Und genau darum sollte es heute gehen. Fast eine Stunde lang wurde im Forum Börsenverein darüber diskutiert, manchmal auch gestritten – zum Beispiel über Verbünde vs. Individualität. Aber dazu später.
Zunächst ein Blick auf das Podium: Als Buchhändler waren Irmgard Clausen und Dennis Witton dabei, sie ist seit mehr als drei Jahrzehnten Inhaberin der Buchhandlung Riemann in Coburg, er hat zusammen mit einem Partner vor einem guten Jahr in Kerpen die Buchhandlung WortReich gegründet. Eher aus der Vogelperspektive steuerte Nikolaus Sondermann vom Institut für Handelsforschung (IfH) in Köln Erkenntnisse bei.
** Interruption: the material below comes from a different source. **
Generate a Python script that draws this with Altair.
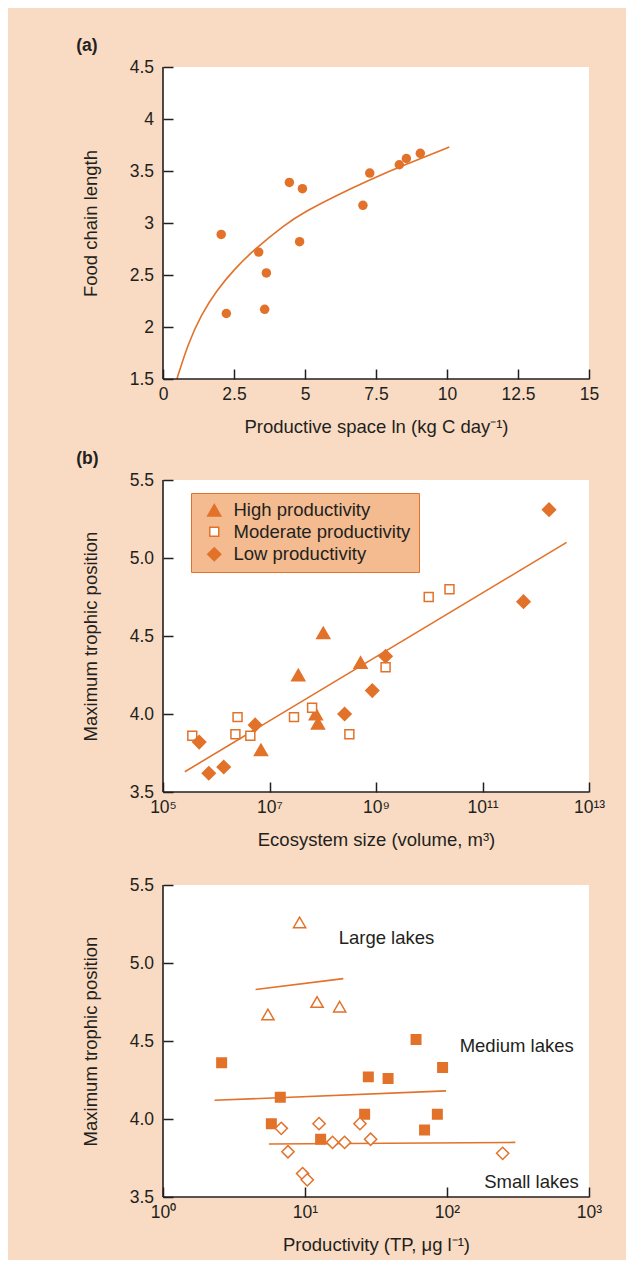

Und, last not least: Moderiert wurde die Runde von Börsenblatt-Redakteur Stefan Hauck.
Wider den Mainstream
Die Struktur des Einzelhandels hat sich natürlich längst verändert – und das in anderen Branchen viel früher und noch deutlicher als im Buchhandel. Unter einer „Eintönigkeit der Filialisten“ würden vor allem die Innenstädte leiden, so Sondermann. „Aber der Fachhandel kann, mit einem klaren Profil, sehr wohl dagegen halten – gegen den Mainstream.“ Ein Instrument: Die Vorteile, die der stationäre Handel bietet, im Gespräch mit Kunden klarer zu benennen.
Selbstbewusst pro Buchhandel
Irmgard Clausen ist so eine Fachhändlerin, der das gelingt. 205 Jahre sei ihre Buchhandlung jetzt alt und solle mindestens noch die 300 voll machen. Dafür müsse man aber lauter trommeln als bisher, den Kontakt zu seinen Kunden bewusst suchen – auch via Kundenmagazin (Clausen hat sogar ein eigenes) und lokale Medien. Das Wichtigste, aus ihrer Sicht: Persönlichkeit beweisen, witzig und geistreich sein, gegenüber den Kunden selbstbewusst pro Buchhandel zu argumentieren und sich vor Ort zu vernetzen. „Als Gesicht erkennbar zu sein“, wie sie sagt. „Das schafft kein Filialist und auch kein Onlinehändler.“
Außerdem nützlich, wenn auch mehr fürs Generelle: Marketingaktionen gemeinsam mit anderen Fachhändler vor Ort – und der „gnadenlos ehrliche“ Austausch mit Kollegen in einer Erfa-Gruppe. „Ich bin jetzt 58 und arbeite selbstständig, seitdem ich 21 war. Hätte ich nicht den Erfahrungsaustausch in meiner Erfa-Gruppe gehabt, wäre ich in jedem Jahrzehnt drei mal pleite gegangen.“
Dennis Witton hat sich noch keine Erfa-Gruppe gesucht („dafür war noch keine Zeit“). Ansonsten jedoch versucht er alles, was Clausen tut – wenn auch etwas anders akzentuiert und in kleinerem Rahmen. „Wir nutzen fast alles, was geht“, inklusive Facebook und Google Adwords.
Vorsicht Soße
Sich gegen Thalia, Amazon & Co zu behaupten, sei dennoch ein steiniger Weg, meinte Sondermann, und wunderte sich zugleich darüber, das sich bis heute nur wenige Buchhändler Verbünden und Einkaufsgenossenschaften anschließen. „In anderen Branchen ist der Kooperationsgrad deutlich höher“, sagte er – Clausen legte ihre Stirn in Falten. „Wir brauchen diese Farbe in der Branche, es darf nicht nur alles eine Soße sein.“ Verbünde, Einkaufsgenossenschaften? Bloß nicht, meinte sie. „Ich sehe da immer die gleichen alten Konzepte, Flyer undsoweiter.“ Sie bleibe da lieber unabhängig. Zu 100 Prozent.